Study Guide

Star Wars: A New Hope Darth Vader (David Prowse)

Darth Vader (David Prowse)

We all know who Darth Vader is. A cultural icon, this world famous villain has been in novels, video games, and comic books. He's been a toy, re-imagined as pop art, and even had his mug slapped on a cereal box. The three prequel Star Wars movies are dedicated to telling how Anakin Skywalker became the most feared cyborg in the galaxy. Darth even has his footprints immortalized on the Hollywood walk of fame.

However, our purpose here is to analysis Darth Vader as he appeared in the original Star Wars film. We're focusing on this character as presented in his original film appearance. Since we don't learn about his relation to Luke until The Empire Strikes Back, we won't be dissecting those daddy issues. Likewise, although we know that he and Obi-Wan have history, we'll only cover the history as detailed in this film, meaning the motives elaborated don't count here.

Original Villain

Darth Vader is a much simpler character in the original film. Despite his later growth in Star Wars mythos, in the first film he's a cold-hearted villain.

Consider his first appearance. Before we even know his name, we see a man dressed in all black entering the aftermath of the battle aboard the rebel cruiser. His faced is covered with an expressionless mask, and his mechanical breathing can be heard in the silence. He looks briefly at the dead bodies littering his path before stepping over them and entering the ship.

We know that guy isn't entirely human, and everything about the scene tells us this. His mechanical breathing and the control panel on his chest let us know he's some sort of man/machine hybrid, and the way he nonchalantly observes the death and destruction around him tell us he's a sociopath.

Later, Obi-Wan will tell Luke,

"A young Jedi named Darth Vader, who was a pupil of mine until he turned to evil, helped the Empire hunt down and destroy the Jedi Knight. He betrayed and murdered your father."
We've already figured out what kind of character he is well before this, though. This line just provides some history for why he is evil and gives us a red herring for the reveal in the sequel.

For the rest of the film, Vader acts like the Empire's goon:

LEIA: Darth Vader, only you could be so bold. The Imperial Senate will not sit still for this. When they hear you've attacked a diplomatic—

VADER: Don't act so surprised, your highness. You weren't on any mercy mission this time. Several transmissions were beamed to this ship by rebel spies. I want to know what happened to the plans they sent you.

The implication of Leia's line is that Vader stepped outside the law when he attacked and boarded her ship. Vader's own speech lets us know that he doesn't care. His goal is to get the plans by any means, and those means include, but are not limited to, murdering people, torturing Leia, and even Force-choking a fellow Imperial Officer for getting sassy with him.

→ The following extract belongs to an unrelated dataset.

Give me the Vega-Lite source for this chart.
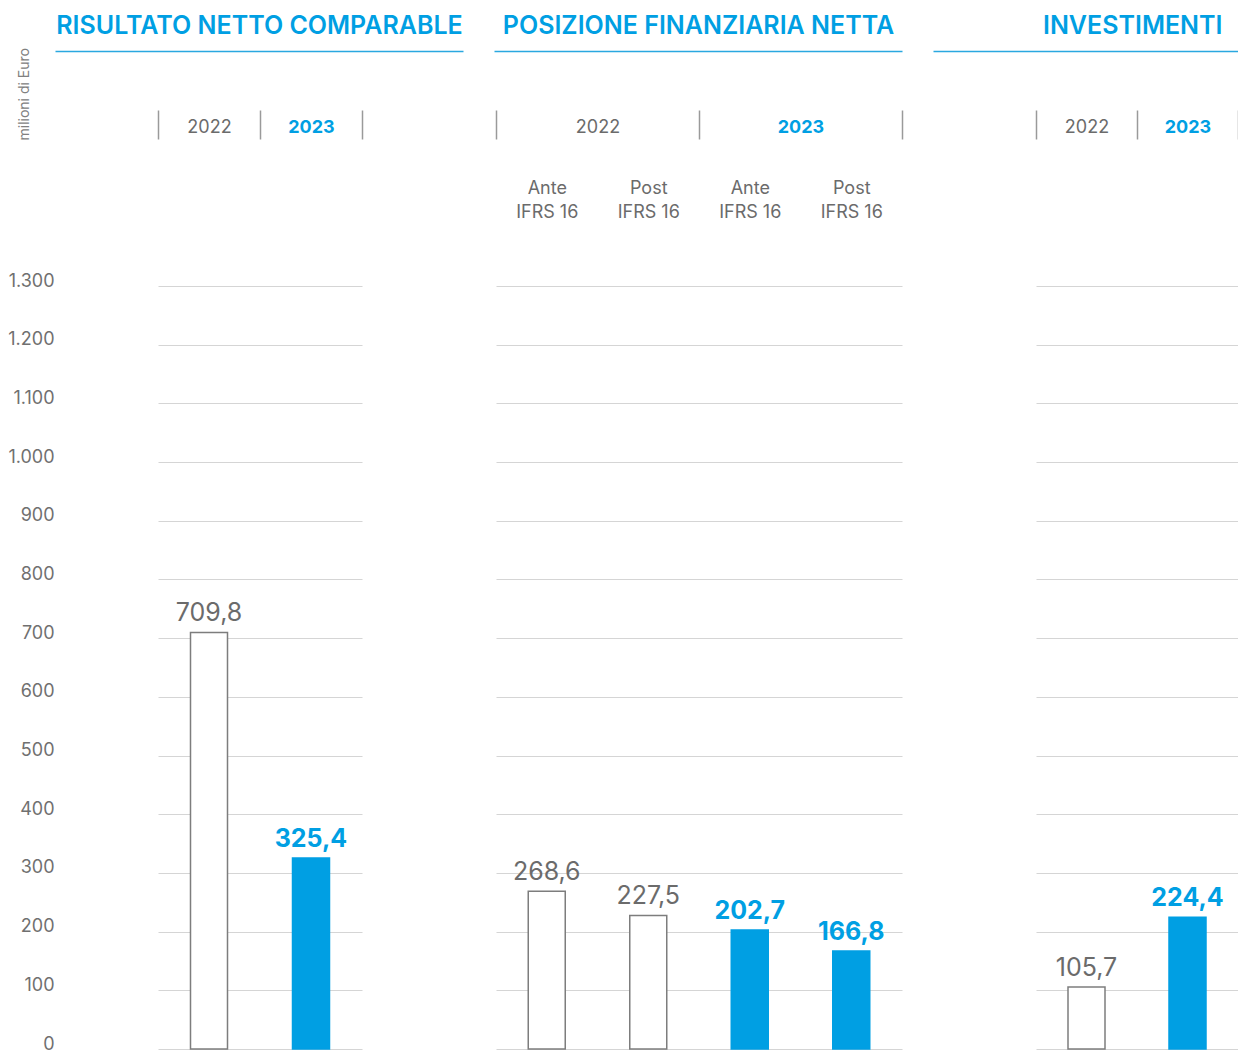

Finally, when the Rebels begin their offensive on the Death Star, Darth Vader takes the fight to them, personally shooting down more Rebels than any other fighter.

He's just a jerk.

Black Knight Crossing

Vader is a science fiction reboot of a character type called the Black Knight. The black knight is a classic character that has its origin in chivalric romances, such as various characters from the Arthurian legends, perhaps the most famous of whom is a big baddie named Mordred.

What is a black knight, exactly? He's a) dressed all in black, to show how evil he is b) totally powerful and in control c) always carries his weapon and d) acts as the central villain in the hero's tale.

Sound familiar? Darth Vader is the archetypal Black Knight put in a rocket and launched into space. He checks every box on that list, and in some ways, ups the ante—his sword is, after all, a laser sword.

Usually, these Black Knight characters are master-less, too, having dishonored themselves for unchivalrous conduct before being kicked out of their order.

Although we don't get much about Vader's history in this film, Obi-Wan confirms that this is true about Vader when he tells Luke about Darth turning to the Dark Side. Also, a short exchange between Obi-Wan and Vader further confirms Vader's disgrace from the Jedi order:

DARTH VADER: I've been waiting for you, Obi-Wan. We meet again at last. The circle is now complete. When I left you, I was but the learner. Now I am the master.

BEN: Only a master of evil, Darth.

VADER: Your powers are weak, old man.

Ol' Vader clearly views himself as having supplanted Obi-Wan as the master. However, unlike Obi-Wan, he has no student to teach. While Vader was once a part of a group, the Jedi, he has now become a lone wolf. Obi-Wan's response that he is "[o]nly a master of evil" points to his moral alignment but also suggests that Vader's mastery is meaningless because it brought him suffering, disgrace, and—maybe most importantly—no companionship.

The information provided does what is necessary for us to enjoy Darth Vader in this film: he's a villain. We want to see him defeated at the end, and we get just that. After almost killing Luke in the Death Star trench, Vader's TIE fighter is launched into space. Defeated, Vader flies into space, remaining the mysterious figure of a true Black Knight.